Эта констатация представляет собой своеобразный перекресток дорог, которые ведут в разные стороны. Действительно, поскольку язык является орудием мысли и вне языка понятийное мышление невозможно, познавательная деятельность человека, направленная на объективную действительность, всегда осуществляется с помощью языка. Таким образом, человек всегда замкнут в определенном кругу — в кругу того языка, на котором он мыслит и с помощью которого он общается. Но таких кругов существует много — каждый из языков представляет такой круг. Кроме того, эти круги не остаются неподвижными и границы их постоянно меняются — так учит нас опыт исторического изучения языков.
Чем же следует объяснить наличие разных языков (разных замыкающих человеческое мировоззрение кругов) и каковы причины и закономерности их изменения?
Одно объяснение исходит из того, что язык, включаясь составным элементом в единую цепь отношений человеческого сознания и объективной действительности, является производным и от сознания (и его деятельности, т. е. мышления) и от объективной действительности. Он отражает и состояние сознания, и направления его деятельности, и условия, в которых осуществляется эта деятельность (совокупность всех форм объективной действительности). Так как все эти факторы являются отнюдь не стабильными, а меняются во времени и в пространстве, то их различие в конечном счете (только в конечном счете, так как тут наличествует очень сложный клубок опосредствований) обусловливает и различие языков и их изменение. Это материалистический путь исследования данной проблемы.

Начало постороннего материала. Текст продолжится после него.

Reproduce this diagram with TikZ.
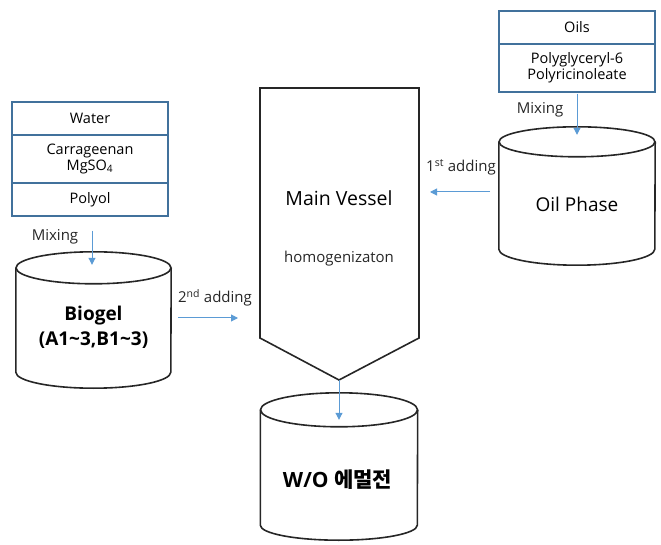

Другое объяснение предлагает В. Гумбольдт. «Язык, — пишет он, — есть как бы внешнее проявление духа народа; язык народа есть его дух, и дух народа есть его язык — трудно себе представить что-либо более тождественное. Каким образом они сливаются в единый и недоступный нашему пониманию источник, остается для нас необъяснимым. Не пытаясь определить приоритет того или другого, мы должны видеть в духовной силе на рода реальный определяющий принцип и действительное основание различия языков, так как только духовная сила народа является жизненным и самостоятельным явлением, а язык зависит от нее» [386] . Определив дух народа в качестве причины различия языков, В. Гумбольдт с духом связывает и развитие языка. Язык, — утверждает он, — есть душа во всей ее совокупности. Он развивается по законам духа [387] .
386
В.Гумбольдт. Ук. соч., стр. 71.
387
Там же.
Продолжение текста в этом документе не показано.